The shrine is seen by critics such as China, parts of which were occupied by Japan before and during World War Two, as a symbol of Japan's past militarism because it honours wartime leaders convicted by an Allied tribunal as war criminals along with millions of war dead.

A group of Japanese lawmakers paid their respects at the shrine on Friday, the start of the country's autumn festival, a Reuters witness said.

There was no sign of cabinet ministers, although NHK public television said Health Minister Yasuhisa Shiozaki sent an offering. A ruling party lawmaker tweeted that three ministers planned to visit on Saturday.

"China reiterates that only by Japan earnestly and squarely facing, deeply reflecting upon its history of invasion and clearly distancing itself from militarism, can China-Japan relations realise healthy and stable development," Chinese Foreign Ministry spokesman Hong Lei said in a statement expressing "serious concern" after Abe's offering.

Expectations have been growing in Japan that Abe, who outraged Beijing and Seoul by visiting Yasukuni in person in December 2013, will be able to meet Xi for ice-breaking talks next month at an Asia-Pacific leaders' summit in Beijing.

Signs of a thaw have been growing as both sides recognize that the chill was bad for business in the world's second- and third-biggest economies and raised the risk of an unintended clash that could escalate militarily.

Prospects for a leaders' chat, however, are clouded by China's demand for a signal that Abe not make another pilgrimage to the shrine.

A public promise not to pay his respects at Yasukuni again would be impossible for Abe, whose conservative agenda includes recasting Japan's wartime history in a less apologetic tone.

"Agree to disagree"?

Abe has said he visited the shrine not to glorify war, but to honour those who fought and died for their country.

But since visiting in person in December 2013, he has stayed away and instead - as he did on Friday - sent an offering of a small masakaki tree on key dates, seeking to tread a fine line between his conservative convictions and the diplomatic imperative to improve ties with China.

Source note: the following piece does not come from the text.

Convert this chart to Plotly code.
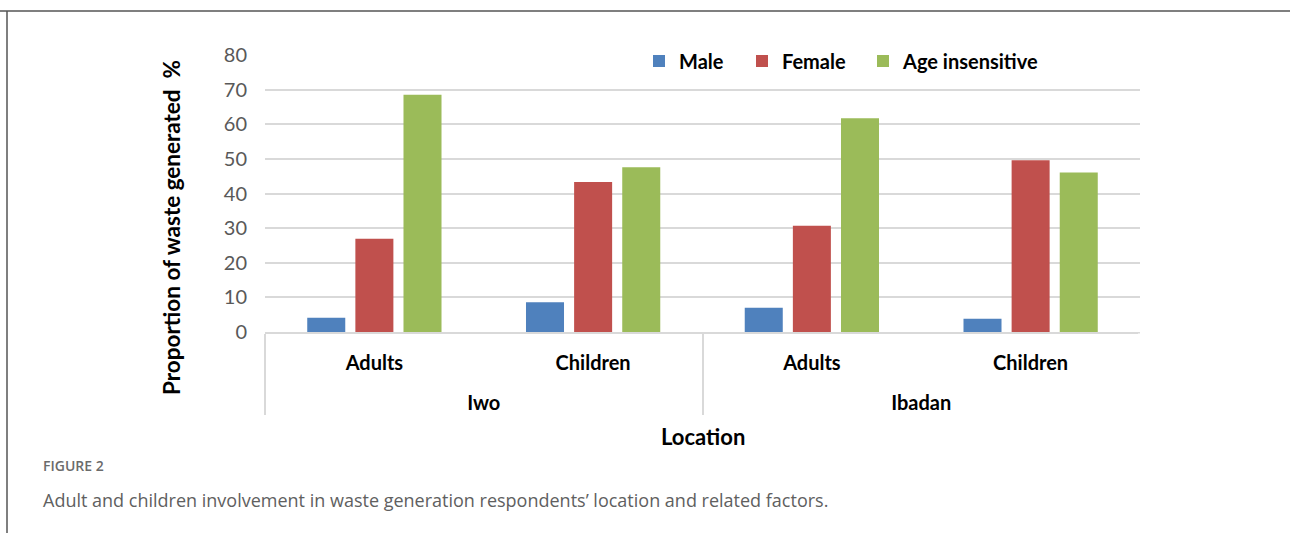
import plotly.graph_objects as go

locations = ["Iwo", "Iwo", "Ibadan", "Ibadan"]
groups = ["Adults", "Children", "Adults", "Children"]
male = [4.1, 8.6, 7.0, 3.8]
female = [26.9, 43.3, 30.7, 49.6]
age_insensitive = [68.5, 47.6, 61.7, 46.1]
y_ticks = [0, 10, 20, 30, 40, 50, 60, 70, 80]

series = [("Male", male, "#4F81BD"), ("Female", female, "#C0504D"),
          ("Age insensitive", age_insensitive, "#9BBB59")]
legend_ids = ["legend", "legend2", "legend3"]

# plot area in pixels
L, R, T, B = 265, 1140, 55, 332
W, H = R - L, B - T
def px(x):
    return (x - L) / W
def py(y):
    return (B - y) / H

# second line adds space between the two category levels
group_labels = [g + "<br> " for g in groups]

fig = go.Figure()
for (name, vals, col), lg in zip(series, legend_ids):
    fig.add_trace(go.Bar(x=[locations, group_labels], y=vals, name=name, legend=lg,
                         marker=dict(color=col, line=dict(width=0))))

FONT = "Lato"
leg_font = dict(family=FONT, size=20, color="#000", weight="bold")
legend_text_x = [681, 784, 905]
legs = {}
for lg, tx in zip(legend_ids, legend_text_x):
    legs[lg] = dict(orientation="h", x=px(tx - 42), xanchor="left", y=py(61), yanchor="middle",
                    bgcolor="rgba(0,0,0,0)", font=leg_font, itemwidth=30)

fig.update_layout(
    width=1290, height=533,
    margin=dict(l=L, r=1290 - R, t=T, b=533 - B),
    paper_bgcolor="white", plot_bgcolor="white",
    barmode="group", bargap=0.34, bargroupgap=0.21,
    font=dict(family=FONT, color="#000000"),
    showlegend=True,
    **legs,
)
fig.update_yaxes(range=[0, 80], tickvals=y_ticks, showgrid=True, gridcolor="#D9D9D9", gridwidth=1.5,
                 zeroline=False, showline=False, ticks="", ticklabelstandoff=17,
                 tickfont=dict(family=FONT, size=20, color="#595959"))
fig.update_xaxes(showline=True, linecolor="#D9D9D9", linewidth=1.5, showgrid=False,
                 ticks="", showdividers=True, dividercolor="#D9D9D9", dividerwidth=1.5,
                 ticklabelstandoff=12,
                 tickfont=dict(family=FONT, size=20, color="#000", weight="bold"))

# axis titles
fig.add_annotation(xref="paper", yref="paper", x=px(171), y=py(228), textangle=-90,
                   xanchor="center", yanchor="middle",
                   showarrow=False, text="Proportion of waste generated  %",
                   font=dict(family=FONT, size=22.5, color="#000", weight="bold"))
fig.add_annotation(xref="paper", yref="paper", x=px(703), y=py(436), showarrow=False,
                   xanchor="center", yanchor="middle",
                   text="Location", font=dict(family=FONT, size=22, color="#000", weight="bold"))

# hide right-hand divider (not present in reference)
fig.add_shape(type="line", xref="paper", yref="paper", x0=1.0, x1=1.0, y0=py(333.5), y1=py(440),
              line=dict(color="white", width=4))

# frame around figure panel
fig.add_shape(type="line", xref="paper", yref="paper", x0=px(0), x1=px(1290),
              y0=py(11), y1=py(11), line=dict(color="#555555", width=1.5))
fig.add_shape(type="line", xref="paper", yref="paper", x0=px(7), x1=px(7),
              y0=py(11), y1=py(533), line=dict(color="#555555", width=1.5))

fig.add_annotation(xref="paper", yref="paper", x=px(41), y=py(465), xanchor="left",
                   yanchor="middle", showarrow=False, text="FIGURE 2",
                   font=dict(family="Open Sans", size=14, color="#6b6b6b", weight=600))
fig.add_annotation(xref="paper", yref="paper", x=px(41), y=py(500), xanchor="left",
                   yanchor="middle", showarrow=False,
                   text="Adult and children involvement in waste generation respondents’ location and related factors.",
                   font=dict(family="Open Sans", size=18, color="#606060"))

fig.write_html("out.html")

Koichi Hagiuda, a ruling Liberal Democratic Party (LDP) aide to Abe, told Reuters this month that the prime minister could put off a visit if he judged it was in Japan's national interests. Hagiuda also said Abe, now in Milan for a meeting of Asian and European leaders, was likely to refrain from visiting in person ahead of the November gathering in Beijing.

China also wants Japan to acknowledge the existence of a formal territorial dispute over tiny islands in the East China Sea controlled by Japan but also claimed by Beijing, according to Japanese lawmakers recently in Beijing.

Japanese diplomatic experts ruled out such a move but said it was possible the two sides could find a diplomatic formula to "agree to disagree" over the uninhabited islands, known as the Senkaku in Japan and the Diaoyu in China.

A slowing Chinese economy and a sharp drop in Japanese investment are key factors prompting Beijing to rethink its relations with Tokyo, experts said.

Reduced tensions would also benefit Japanese companies doing business in China, while a meeting with Xi would be a feather in Abe's diplomatic cap. Abe has travelled to around 50 countries since taking office, but been unable to meet Chinese or South Korean leaders during that time.

Abe has also signalled that he wants to meet South Korean President Park Geun-hye at the November 10-11 Asia-Pacific Economic Cooperation leaders summit.

But persistent disputes over the legacy of Japan's 1910-1945 colonisation of the Korean peninsula have cast doubts on the likelihood of such a meeting.